There are many SIEM solutions out there that would be useful, most popular would be Splunk and ELK. both have their advantages and give you different skills as you use them. One of the things that I needed to look at when evaluating a SIEM for my lab was cost. Whilst I’m happy to pay for some things like VMWare workstation Pro, the cost I was looking for here with a SIEM was FREE.
Additionally, I was looking for something I already had experience in setting up and funneling logs into. I have experience in both splunk and ELk and thus came to the conclusion that the free of those two would be the one I pick, spoiler alert…… I chose the open-source ELK.
If you want a guide on how to setup ELK in a standard way then there are heaps of tutorials out there, here are a few that look good to me.
But I followed the official one from Elastic here
Did you check that link before you clicked it?
The setup is basic but easy. Once the SIEM is setup you need to work on getting logs into it. Lucky for us, Elastic have an awesome tool for windows machines called “WinLogBeat”. Basically set the config and forget.
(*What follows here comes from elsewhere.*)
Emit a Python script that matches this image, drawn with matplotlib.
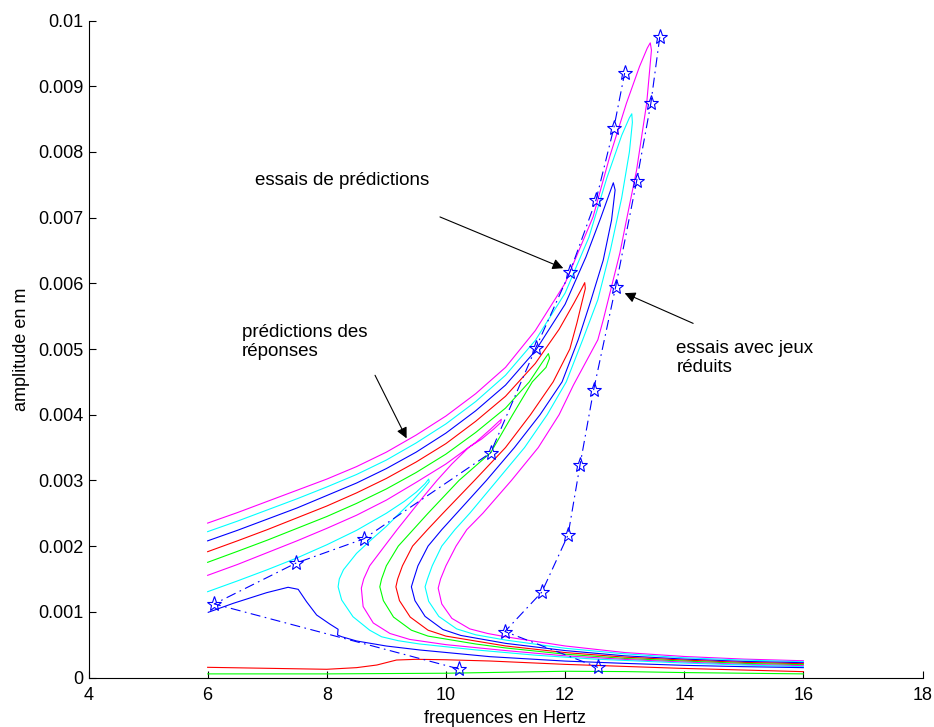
import numpy as np
import matplotlib
matplotlib.use("Agg")
import matplotlib.pyplot as plt

plt.rcParams['font.family'] = ['Liberation Sans', 'DejaVu Sans']

# amplitudes read in mm, converted to m when drawn
# each curve: upper branch -> peak -> unstable branch -> nose -> lower branch
c1_f = [6.0, 6.5, 7.0, 7.5, 8.0, 8.5, 9.0, 9.5, 10.0, 10.5, 11.0, 11.5, 12.0, 12.47, 12.75, 13.03, 13.25, 13.38, 13.43,
        13.45, 13.37, 13.20, 13.03, 12.92, 12.78, 12.64, 12.55, 12.14, 11.90, 11.55, 11.10, 10.62, 10.35, 10.17, 10.0, 9.91, 9.87,
        9.93, 10.1, 10.4, 10.7, 11.0, 12.0, 13.0, 14.0, 15.0, 16.0]
c1_a = [2.35, 2.51, 2.68, 2.85, 3.02, 3.21, 3.43, 3.69, 3.98, 4.32, 4.72, 5.28, 6.00, 7.01, 7.93, 8.74, 9.30, 9.58, 9.66,
        9.55, 8.74, 7.72, 6.96, 6.46, 5.95, 5.44, 5.14, 4.45, 4.0, 3.5, 3.0, 2.5, 2.25, 2.0, 1.7, 1.5, 1.36,
        1.12, 0.90, 0.74, 0.67, 0.62, 0.48, 0.38, 0.32, 0.28, 0.255]

c2_f = [6.0, 6.5, 7.0, 7.5, 8.0, 8.5, 9.0, 9.5, 10.0, 10.5, 11.0, 11.5, 12.0, 12.4, 12.7, 12.95, 13.08, 13.12,
        13.13, 13.08, 12.95, 12.76, 12.55, 12.30, 12.02, 11.70, 11.32, 10.86, 10.40, 10.15, 9.93, 9.77, 9.69, 9.65,
        9.71, 9.88, 10.18, 10.5, 11.0, 12.0, 13.0, 14.0, 15.0, 16.0]
c2_a = [2.22, 2.38, 2.55, 2.72, 2.90, 3.09, 3.31, 3.57, 3.86, 4.20, 4.60, 5.13, 5.85, 6.70, 7.60, 8.25, 8.52, 8.58,
        8.45, 8.0, 7.3, 6.5, 5.75, 5.15, 4.5, 4.0, 3.5, 3.0, 2.5, 2.25, 2.0, 1.7, 1.5, 1.38,
        1.16, 0.93, 0.74, 0.65, 0.57, 0.445, 0.36, 0.30, 0.265, 0.24]

c3_f = [6.0, 6.5, 7.0, 7.5, 8.0, 8.5, 9.0, 9.5, 10.0, 10.5, 11.0, 11.5, 12.0, 12.35, 12.6, 12.75, 12.81,
        12.84, 12.78, 12.64, 12.42, 12.22, 11.95, 11.58, 11.15, 10.68, 10.18, 9.93, 9.70, 9.53, 9.46, 9.42,
        9.48, 9.65, 9.95, 10.25, 11.0, 12.0, 13.0, 14.0, 15.0, 16.0]
c3_a = [2.08, 2.24, 2.41, 2.58, 2.77, 2.96, 3.18, 3.43, 3.72, 4.06, 4.45, 4.97, 5.68, 6.40, 7.0, 7.38, 7.53,
        7.42, 6.96, 6.35, 5.70, 5.14, 4.5, 4.0, 3.5, 3.0, 2.5, 2.25, 2.0, 1.7, 1.5, 1.38,
        1.17, 0.93, 0.73, 0.64, 0.52, 0.41, 0.33, 0.28, 0.245, 0.225]

c4_f = [6.0, 6.5, 7.0, 7.5, 8.0, 8.5, 9.0, 9.5, 10.0, 10.5, 11.0, 11.5, 11.9, 12.15, 12.28, 12.33,
        12.34, 12.28, 12.20, 12.08, 11.80, 11.42, 11.0, 10.48, 9.95, 9.69, 9.44, 9.27, 9.19, 9.16,
        9.22, 9.40, 9.70, 10.0, 11.0, 12.0, 13.0, 14.0, 15.0, 16.0]
c4_a = [1.915, 2.08, 2.25, 2.43, 2.61, 2.81, 3.03, 3.28, 3.56, 3.90, 4.28, 4.78, 5.30, 5.70, 5.92, 6.01,
        5.92, 5.70, 5.40, 5.0, 4.5, 4.0, 3.5, 3.0, 2.5, 2.25, 2.0, 1.7, 1.5, 1.38,
        1.17, 0.92, 0.72, 0.63, 0.48, 0.38, 0.31, 0.265, 0.23, 0.21]

c5_f = [6.0, 6.5, 7.0, 7.5, 8.0, 8.5, 9.0, 9.5, 10.0, 10.5, 11.0, 11.4, 11.62, 11.72,
        11.74, 11.68, 11.45, 11.12, 10.75, 10.22, 9.70, 9.45, 9.20, 9.00, 8.92, 8.89,
        8.95, 9.12, 9.42, 9.70, 10.5, 11.0, 12.0, 13.0, 14.0, 15.0, 16.0]
c5_a = [1.753, 1.92, 2.09, 2.27, 2.45, 2.65, 2.87, 3.12, 3.40, 3.73, 4.10, 4.50, 4.80, 4.93,
        4.86, 4.72, 4.5, 4.0, 3.42, 3.0, 2.5, 2.25, 2.0, 1.7, 1.5, 1.38,
        1.17, 0.92, 0.72, 0.63, 0.51, 0.45, 0.355, 0.29, 0.25, 0.215, 0.195]

c6_f = [6.0, 6.5, 7.0, 7.5, 8.0, 8.5, 9.0, 9.5, 10.0, 10.5, 10.75, 10.88, 10.93,
        10.92, 10.80, 10.60, 10.38, 10.10, 9.85, 9.62, 9.40, 9.18, 8.97, 8.72, 8.62, 8.58,
        8.61, 8.78, 9.06, 9.39, 10.0, 11.0, 12.0, 13.0, 14.0, 15.0, 16.0]
c6_a = [1.555, 1.72, 1.90, 2.08, 2.27, 2.47, 2.70, 2.97, 3.25, 3.58, 3.78, 3.89, 3.93,
        3.88, 3.78, 3.63, 3.5, 3.25, 3.0, 2.75, 2.5, 2.25, 2.0, 1.7, 1.5, 1.36,
        1.08, 0.83, 0.67, 0.58, 0.50, 0.41, 0.33, 0.275, 0.235, 0.20, 0.18]

c7_f = [6.0, 6.5, 7.0, 7.5, 8.0, 8.5, 9.0, 9.3, 9.5, 9.65, 9.71,
        9.72, 9.62, 9.45, 9.22, 9.0, 8.75, 8.5, 8.28, 8.21, 8.19,
        8.25, 8.44, 8.72, 8.92, 9.2, 9.56, 10.5, 11.5, 12.5, 13.0, 14.0, 15.0, 16.0]
c7_a = [1.306, 1.47, 1.64, 1.82, 2.02, 2.24, 2.50, 2.68, 2.82, 2.95, 3.02,
        2.98, 2.87, 2.70, 2.50, 2.30, 2.10, 1.89, 1.64, 1.50, 1.38,
        1.18, 0.925, 0.72, 0.62, 0.56, 0.51, 0.42, 0.34, 0.28, 0.26, 0.22, 0.19, 0.165]

c8_f = [6.01, 6.43, 6.99, 7.35, 7.52, 7.66, 7.83, 8.05, 8.19, 8.18, 8.25, 8.50, 9.0, 9.56, 10.74, 12.0, 13.0, 14.0, 15.0, 16.0]
c8_a = [0.992, 1.129, 1.291, 1.373, 1.342, 1.154, 0.951, 0.814, 0.734, 0.647, 0.621, 0.556, 0.479, 0.419, 0.317, 0.25, 0.215, 0.185, 0.165, 0.15]

c9_f = [6.0, 7.0, 8.0, 8.5, 8.84, 9.17, 9.51, 10.0, 10.74, 12.0, 13.92, 16.0]
c9_a = [0.155, 0.14, 0.125, 0.15, 0.19, 0.266, 0.277, 0.27, 0.251, 0.20, 0.14, 0.089]

c10_f = [6.0, 8.0, 10.0, 11.0, 12.0, 13.0, 14.0, 16.0]
c10_a = [0.055, 0.055, 0.065, 0.08, 0.095, 0.09, 0.075, 0.055]

curve_colors = ['#ff00ff', '#00ffff', '#0000ff', '#ff0000', '#00ff00',
                '#ff00ff', '#00ffff', '#0000ff', '#ff0000', '#00ff00']

# measured points (stars)
essai1_f = [10.22, 6.11, 7.48, 8.62, 10.75, 11.51, 12.08, 12.52, 12.82, 13.0]
essai1_a = [0.13, 1.12, 1.74, 2.11, 3.42, 5.02, 6.17, 7.27, 8.37, 9.20]
essai2_f = [13.59, 13.44, 13.20, 12.85, 12.48, 12.25, 12.05, 11.61, 10.99, 12.55]
essai2_a = [9.75, 8.74, 7.55, 5.95, 4.38, 3.23, 2.17, 1.30, 0.70, 0.155]

x_ticks = [4, 6, 8, 10, 12, 14, 16, 18]
y_ticks = [0, 0.001, 0.002, 0.003, 0.004, 0.005, 0.006, 0.007, 0.008, 0.009, 0.01]
y_labels = ['0', '0.001', '0.002', '0.003', '0.004', '0.005', '0.006', '0.007', '0.008', '0.009', '0.01']

curves = [(c1_f, c1_a), (c2_f, c2_a), (c3_f, c3_a), (c4_f, c4_a), (c5_f, c5_a),
          (c6_f, c6_a), (c7_f, c7_a), (c8_f, c8_a), (c9_f, c9_a), (c10_f, c10_a)]

fig = plt.figure(figsize=(9.34, 7.27), dpi=100)
ax = fig.add_axes([88.5 / 934, 1 - 677.5 / 727, 834 / 934, 657 / 727])

for (f, a), col in zip(curves, curve_colors):
    ax.plot(f, np.array(a) * 1e-3, color=col, lw=0.8)

for f, a in [(essai1_f, essai1_a), (essai2_f, essai2_a)]:
    ax.plot(f, np.array(a) * 1e-3, color='#0000ff', lw=0.8, linestyle=(0, (9, 4, 1.5, 4)),
            marker='*', markersize=11, markerfacecolor='none', markeredgecolor='#0000ff', markeredgewidth=0.8)

arrow = dict(arrowstyle='-|>', color='k', lw=0.8, mutation_scale=16, shrinkA=0, shrinkB=0)
ax.annotate('', xy=(11.97, 6.23e-3), xytext=(9.90, 7.01e-3), arrowprops=arrow)
ax.annotate('', xy=(9.34, 3.64e-3), xytext=(8.81, 4.60e-3), arrowprops=arrow)
ax.annotate('', xy=(13.0, 5.85e-3), xytext=(14.15, 5.39e-3), arrowprops=arrow)

ax.text(6.80, 7.56e-3, 'essais de prédictions', fontsize=13.5, va='center', ha='left')
ax.text(6.575, 5.10e-3, 'prédictions des\nréponses', fontsize=13.5, va='center', ha='left', linespacing=1.15)
ax.text(13.87, 4.86e-3, 'essais avec jeux\nréduits', fontsize=13.5, va='center', ha='left', linespacing=1.15)

ax.set_xlim(4, 18)
ax.set_ylim(0, 0.01)
ax.set_xticks(x_ticks)
ax.set_yticks(y_ticks)
ax.set_yticklabels(y_labels)
ax.tick_params(direction='in', length=5, width=0.8, labelsize=13)
ax.tick_params(axis='x', pad=7)
ax.spines['top'].set_visible(False)
ax.spines['right'].set_visible(False)
ax.set_xlabel('frequences en Hertz', fontsize=13, labelpad=4)
ax.set_ylabel('amplitude en m', fontsize=13, labelpad=6)

fig.savefig('out.png', dpi=100)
If you don’t want to do this on all machines, you can setup windows log forwarding on the workstations and forward the logs to a central location, then have them farmed off to ELk from there. In a larger and more secure environment this would be an optimal way of doing things and would reduce the hole that is punched through the firewall to get to the SIEM. But we dont have a large environment and I sure as hell don’t want it to be secure, where is the fun in that
“But Dan”, you may be asking, “what about the linux systems you’re running”…… Shush you im getting there.
Elastic have also released a tool called FileBeat…… who would have guess that this does the same thing for linux as it does for windows. Again an easy setup and set and forget.
Limiting the retention time on logs will save us on space. The aim will be to keep 30 days worth of log, but how we do that is another question. I am still working this out and it will probably be a part of another blog post in the future once I am able to reliably manage log retention. so…… coming soon…… TM
Thats all for today, what are you still doing here, go read those how to guides and make your own SIEM for your own lab.